The title track “I’m New Here” is a ragged cut featuring Scott-Heron and an acoustic guitar.  Telling a story using spoken-word, Scott-Heron proclaims that no matter how far wrong you’ve gone, you can always turn around.  What I get from this is that the journey towards an increased sense of self and personal development doesn’t stop at any particular age.  Until you’re six feet under and just dirt in the ground, there is always time to focus on yourself.  If you live your life and grow, you will not have a life you regret.  In the song, Scott-Heron is comfortable with who he is and is aware of himself.  He didn’t become some different that he did not want to be.

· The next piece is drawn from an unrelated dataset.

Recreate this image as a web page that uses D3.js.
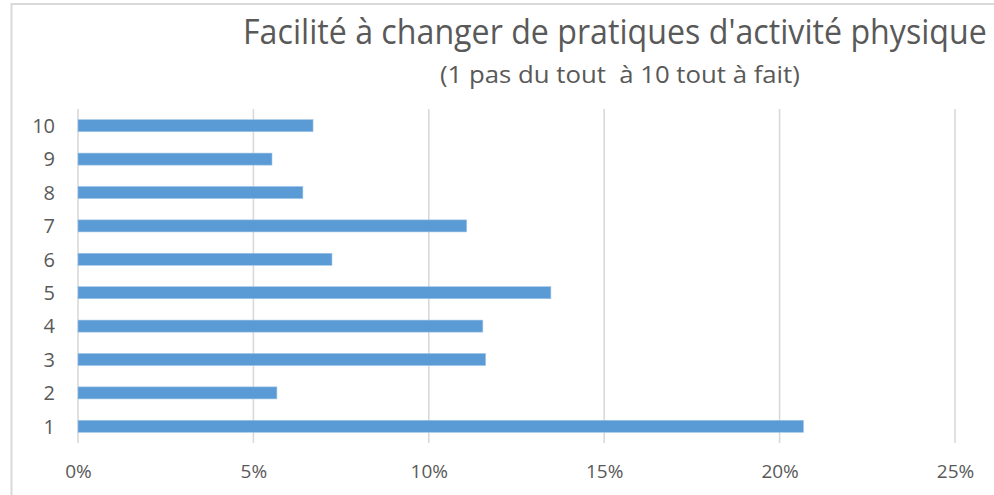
<!DOCTYPE html>
<html>
<head>
<meta charset="utf-8">
<script src="https://cdn.jsdelivr.net/npm/d3@7"></script>
<style>
  body { margin: 0; background: #fff; }
  svg text { font-family: "Open Sans", "Liberation Sans", sans-serif; fill: #595959; }
</style>
</head>
<body>
<svg id="chart" width="994" height="495"></svg>
<script>
// data
var categories = ["10", "9", "8", "7", "6", "5", "4", "3", "2", "1"];
var values = [0.067, 0.0553, 0.0641, 0.1108, 0.0724, 0.1348, 0.1154, 0.1162, 0.0567, 0.2068];
var xTicks = [0, 0.05, 0.10, 0.15, 0.20, 0.25];
var title = "Facilité à changer de pratiques d'activité physique";
var subtitle = "(1 pas du tout \u00a0à 10 tout à fait)";

var svg = d3.select("#chart");

// chart frame (cut by the picture on right and bottom)
svg.append("path")
    .attr("d", "M11.5,500 L11.5,4 L1000,4")
    .attr("fill", "none")
    .attr("stroke", "#d9d9d9")
    .attr("stroke-width", 2);

var x = d3.scaleLinear().domain([0, 0.25]).range([78, 955]);
var y = d3.scaleBand().domain(categories).range([109, 443])
    .paddingInner(0.64).paddingOuter(0.32);

// gridlines
svg.append("g").selectAll("line")
    .data(xTicks)
    .enter().append("line")
    .attr("x1", function(d) { return x(d); })
    .attr("x2", function(d) { return x(d); })
    .attr("y1", 109)
    .attr("y2", 443)
    .attr("stroke", "#d9d9d9")
    .attr("stroke-width", 1.6);

// bars
svg.append("g").selectAll("rect")
    .data(values)
    .enter().append("rect")
    .attr("x", x(0))
    .attr("y", function(d, i) { return y(categories[i]); })
    .attr("width", function(d) { return x(d) - x(0); })
    .attr("height", y.bandwidth())
    .attr("fill", "#5b9bd5")
    .attr("stroke", "#9dc3e6")
    .attr("stroke-width", 0.6);

// y axis labels
var yAxis = d3.axisLeft(y).tickSize(0).tickPadding(0);
var gy = svg.append("g").attr("transform", "translate(55,0)").call(yAxis);
gy.select(".domain").remove();
gy.selectAll("text")
    .attr("font-size", 20)
    .attr("dy", "0.36em")
    .attr("x", 0);

// x axis labels
var xAxis = d3.axisBottom(x).tickValues(xTicks).tickSize(0).tickPadding(0)
    .tickFormat(d3.format(".0%"));
var gx = svg.append("g").attr("transform", "translate(0,478)").call(xAxis);
gx.select(".domain").remove();
gx.selectAll("text")
    .attr("font-size", 19)
    .attr("dy", "0");

// titles: narrow the glyphs to the Calibri-like width of the original
function fitText(txt, left, base, size, width) {
    var t = svg.append("text")
        .attr("font-size", size)
        .text(txt);
    var w = t.node().getComputedTextLength();
    t.attr("transform", "translate(" + left + "," + base + ") scale(" + (width / w) + ",1)");
    return t;
}
fitText(title, 243, 44, 34, 744);
fitText(subtitle, 440, 83, 23, 360);
</script>
</body>
</html>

Whenever I hear someone tell me that they are who they are and that how it always will be, I feel sorry for them.  To me, they’ve become complacent.  Sure, they might be happy, but only for a moment.  Happiness cannot sustain itself in a vacuum.  Grow from the ground and reach towards the sun.  It may be too high to grasp, but don’t ever stop reaching.  If you do, you might as well be dead.  Become constantly in a state of becoming.  Don’t overstay your welcome.  Go to another place and announce “I’m new here.”